What the exercise asks - Transcribe the listing verbatim. Do not carry over any pictures.

··········

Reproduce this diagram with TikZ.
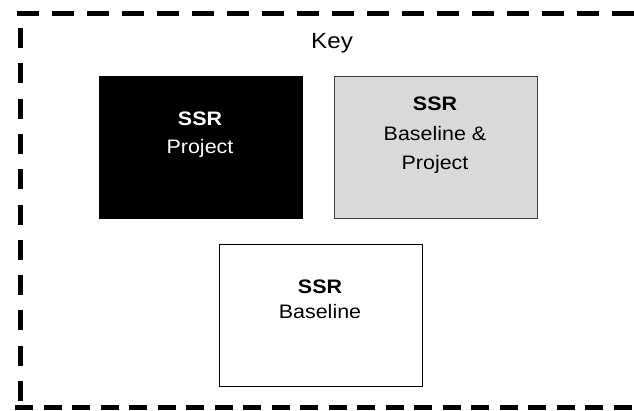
\documentclass[tikz,border=0pt]{standalone}
\usepackage{fontspec}
\setmainfont[FakeStretch=1.1]{Liberation Sans}
\usepackage{tikz}
\definecolor{keygray}{HTML}{D9D9D9}
\definecolor{keyedge}{HTML}{404040}
\tikzset{
  keybox/.style={draw, line width=1.3bp, minimum width=203bp, minimum height=142bp, inner sep=0pt, anchor=north west},
  lbl/.style={anchor=base, inner sep=0pt, font=\fontsize{19.5bp}{23bp}\selectfont},
  ssr/.style={lbl, font=\fontsize{19.5bp}{23bp}\selectfont\bfseries},
  frame/.style={line width=5bp, line cap=butt},
}

\begin{document}
\begin{tikzpicture}[x=1bp,y=-1bp]
      \useasboundingbox (0,0) rectangle (634,410);
      % dashed frame, open to the right
      \draw[frame, dash pattern=on 22bp off 13bp] (17,13) -- (634,13);
      \draw[frame, dash pattern=on 20bp off 15.3bp] (20,28) -- (20,404);
      \draw[frame, dash pattern=on 18bp off 10.5bp] (15,407.5) -- (634,407.5);
      \node[anchor=base, inner sep=0pt, font=\fontsize{22bp}{26bp}\selectfont] (key) at (332,48) {Key};
      % the three boxes
      \node[keybox, fill=black] (proj) at (98.5,75.5) {};
      \node[keybox, fill=keygray, draw=keyedge] (both) at (333.5,75.5) {};
      \node[keybox, fill=white] (base) at (218.5,243.5) {};
      \node[ssr, text=white] (projA) at (200,125) {SSR};
      \node[lbl, text=white] (projB) at (200,153) {Project};
      \node[ssr] (bothA) at (435,110) {SSR};
      \node[lbl] (bothB) at (435,140) {Baseline \&};
      \node[lbl] (bothC) at (435,169) {Project};
      \node[ssr] (baseA) at (320,293) {SSR};
      \node[lbl] (baseB) at (320,318) {Baseline};
    \end{tikzpicture}
\end{document}
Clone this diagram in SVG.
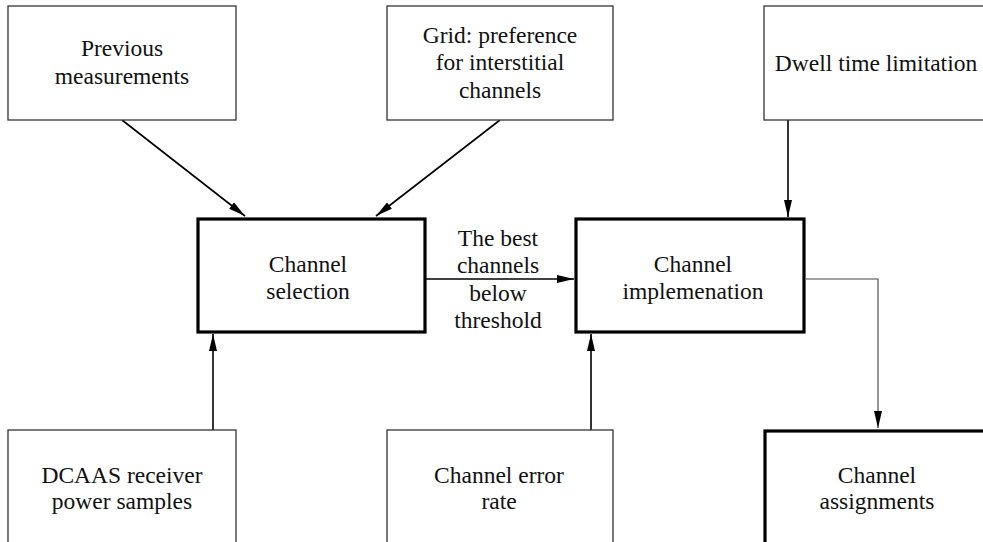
<svg xmlns="http://www.w3.org/2000/svg" width="983" height="542" viewBox="0 0 983 542">
<style>
.box{fill:#fff;stroke:#333;stroke-width:1.3}
.thick{fill:#fff;stroke:#000;stroke-width:3.2}
text{font-family:"Liberation Serif","Times New Roman",serif;font-size:23.5px;fill:#111;text-anchor:middle}
.c{fill:none;stroke:#000;stroke-width:1.6}
.thin{fill:none;stroke:#444;stroke-width:1.1}
</style>
<defs>
<marker id="ah" viewBox="0 0 17 8" refX="17" refY="4" markerWidth="17" markerHeight="8" markerUnits="userSpaceOnUse" orient="auto">
<path d="M0,0 L17,4 L0,8 Z" fill="#000"/>
</marker>
</defs>
<rect width="983" height="542" fill="#fff"/>
<g id="connectors">
<line class="c" x1="122" y1="120" x2="245" y2="216" marker-end="url(#ah)"/>
<line class="c" x1="500" y1="120" x2="376" y2="216" marker-end="url(#ah)"/>
<line class="c" x1="788" y1="120" x2="788" y2="217" marker-end="url(#ah)"/>
<line class="c" x1="426" y1="279" x2="574" y2="279" marker-end="url(#ah)"/>
<line class="c" x1="213" y1="430" x2="213" y2="334" marker-end="url(#ah)"/>
<line class="c" x1="591" y1="430" x2="591" y2="334" marker-end="url(#ah)"/>
<polyline class="thin" points="806,279 878,279 878,428" marker-end="url(#ah)"/>
</g>
<g id="prev">
<rect class="box" x="8" y="6" width="228" height="114"/>
<text x="122" y="56">Previous</text>
<text x="122" y="84">measurements</text>
</g>
<g id="grid">
<rect class="box" x="387" y="6" width="226" height="114"/>
<text x="500" y="43">Grid: preference</text>
<text x="500" y="70">for interstitial</text>
<text x="500" y="98">channels</text>
</g>
<g id="dwell">
<rect class="box" x="764" y="6" width="225" height="114"/>
<text x="876" y="71">Dwell time limitation</text>
</g>
<g id="selection">
<rect class="thick" x="198" y="219" width="227" height="113"/>
<text x="308" y="272">Channel</text>
<text x="308" y="299">selection</text>
</g>
<g id="label">
<text x="498" y="246">The best</text>
<text x="498" y="273">channels</text>
<text x="498" y="301">below</text>
<text x="498" y="328">threshold</text>
</g>
<g id="implementation">
<rect class="thick" x="576" y="219" width="228" height="113"/>
<text x="693" y="272">Channel</text>
<text x="693" y="299">implemenation</text>
</g>
<g id="dcaas">
<rect class="box" x="8" y="430" width="228" height="120"/>
<text x="122" y="483">DCAAS receiver</text>
<text x="122" y="509">power samples</text>
</g>
<g id="error">
<rect class="box" x="387" y="430" width="226" height="120"/>
<text x="499" y="483">Channel error</text>
<text x="499" y="509">rate</text>
</g>
<g id="assign">
<rect class="thick" x="765" y="431" width="225" height="120"/>
<text x="877" y="483">Channel</text>
<text x="877" y="509">assignments</text>
</g>
</svg>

··········

Finished exercise -
Reproduce this diagram with TikZ.
\documentclass[tikz,border=0pt]{standalone}
\usepackage{fontspec}
\setmainfont[FakeStretch=1.1]{Liberation Sans}
\usepackage{tikz}
\definecolor{keygray}{HTML}{D9D9D9}
\definecolor{keyedge}{HTML}{404040}
\tikzset{
  keybox/.style={draw, line width=1.3bp, minimum width=203bp, minimum height=142bp, inner sep=0pt, anchor=north west},
  lbl/.style={anchor=base, inner sep=0pt, font=\fontsize{19.5bp}{23bp}\selectfont},
  ssr/.style={lbl, font=\fontsize{19.5bp}{23bp}\selectfont\bfseries},
  frame/.style={line width=5bp, line cap=butt},
}

\begin{document}
\begin{tikzpicture}[x=1bp,y=-1bp]
      \useasboundingbox (0,0) rectangle (634,410);
      % dashed frame, open to the right
      \draw[frame, dash pattern=on 22bp off 13bp] (17,13) -- (634,13);
      \draw[frame, dash pattern=on 20bp off 15.3bp] (20,28) -- (20,404);
      \draw[frame, dash pattern=on 18bp off 10.5bp] (15,407.5) -- (634,407.5);
      \node[anchor=base, inner sep=0pt, font=\fontsize{22bp}{26bp}\selectfont] (key) at (332,48) {Key};
      % the three boxes
      \node[keybox, fill=black] (proj) at (98.5,75.5) {};
      \node[keybox, fill=keygray, draw=keyedge] (both) at (333.5,75.5) {};
      \node[keybox, fill=white] (base) at (218.5,243.5) {};
      \node[ssr, text=white] (projA) at (200,125) {SSR};
      \node[lbl, text=white] (projB) at (200,153) {Project};
      \node[ssr] (bothA) at (435,110) {SSR};
      \node[lbl] (bothB) at (435,140) {Baseline \&};
      \node[lbl] (bothC) at (435,169) {Project};
      \node[ssr] (baseA) at (320,293) {SSR};
      \node[lbl] (baseB) at (320,318) {Baseline};
    \end{tikzpicture}
\end{document}
Clone this diagram in SVG.
<svg xmlns="http://www.w3.org/2000/svg" width="983" height="542" viewBox="0 0 983 542">
<style>
.box{fill:#fff;stroke:#333;stroke-width:1.3}
.thick{fill:#fff;stroke:#000;stroke-width:3.2}
text{font-family:"Liberation Serif","Times New Roman",serif;font-size:23.5px;fill:#111;text-anchor:middle}
.c{fill:none;stroke:#000;stroke-width:1.6}
.thin{fill:none;stroke:#444;stroke-width:1.1}
</style>
<defs>
<marker id="ah" viewBox="0 0 17 8" refX="17" refY="4" markerWidth="17" markerHeight="8" markerUnits="userSpaceOnUse" orient="auto">
<path d="M0,0 L17,4 L0,8 Z" fill="#000"/>
</marker>
</defs>
<rect width="983" height="542" fill="#fff"/>
<g id="connectors">
<line class="c" x1="122" y1="120" x2="245" y2="216" marker-end="url(#ah)"/>
<line class="c" x1="500" y1="120" x2="376" y2="216" marker-end="url(#ah)"/>
<line class="c" x1="788" y1="120" x2="788" y2="217" marker-end="url(#ah)"/>
<line class="c" x1="426" y1="279" x2="574" y2="279" marker-end="url(#ah)"/>
<line class="c" x1="213" y1="430" x2="213" y2="334" marker-end="url(#ah)"/>
<line class="c" x1="591" y1="430" x2="591" y2="334" marker-end="url(#ah)"/>
<polyline class="thin" points="806,279 878,279 878,428" marker-end="url(#ah)"/>
</g>
<g id="prev">
<rect class="box" x="8" y="6" width="228" height="114"/>
<text x="122" y="56">Previous</text>
<text x="122" y="84">measurements</text>
</g>
<g id="grid">
<rect class="box" x="387" y="6" width="226" height="114"/>
<text x="500" y="43">Grid: preference</text>
<text x="500" y="70">for interstitial</text>
<text x="500" y="98">channels</text>
</g>
<g id="dwell">
<rect class="box" x="764" y="6" width="225" height="114"/>
<text x="876" y="71">Dwell time limitation</text>
</g>
<g id="selection">
<rect class="thick" x="198" y="219" width="227" height="113"/>
<text x="308" y="272">Channel</text>
<text x="308" y="299">selection</text>
</g>
<g id="label">
<text x="498" y="246">The best</text>
<text x="498" y="273">channels</text>
<text x="498" y="301">below</text>
<text x="498" y="328">threshold</text>
</g>
<g id="implementation">
<rect class="thick" x="576" y="219" width="228" height="113"/>
<text x="693" y="272">Channel</text>
<text x="693" y="299">implemenation</text>
</g>
<g id="dcaas">
<rect class="box" x="8" y="430" width="228" height="120"/>
<text x="122" y="483">DCAAS receiver</text>
<text x="122" y="509">power samples</text>
</g>
<g id="error">
<rect class="box" x="387" y="430" width="226" height="120"/>
<text x="499" y="483">Channel error</text>
<text x="499" y="509">rate</text>
</g>
<g id="assign">
<rect class="thick" x="765" y="431" width="225" height="120"/>
<text x="877" y="483">Channel</text>
<text x="877" y="509">assignments</text>
</g>
</svg>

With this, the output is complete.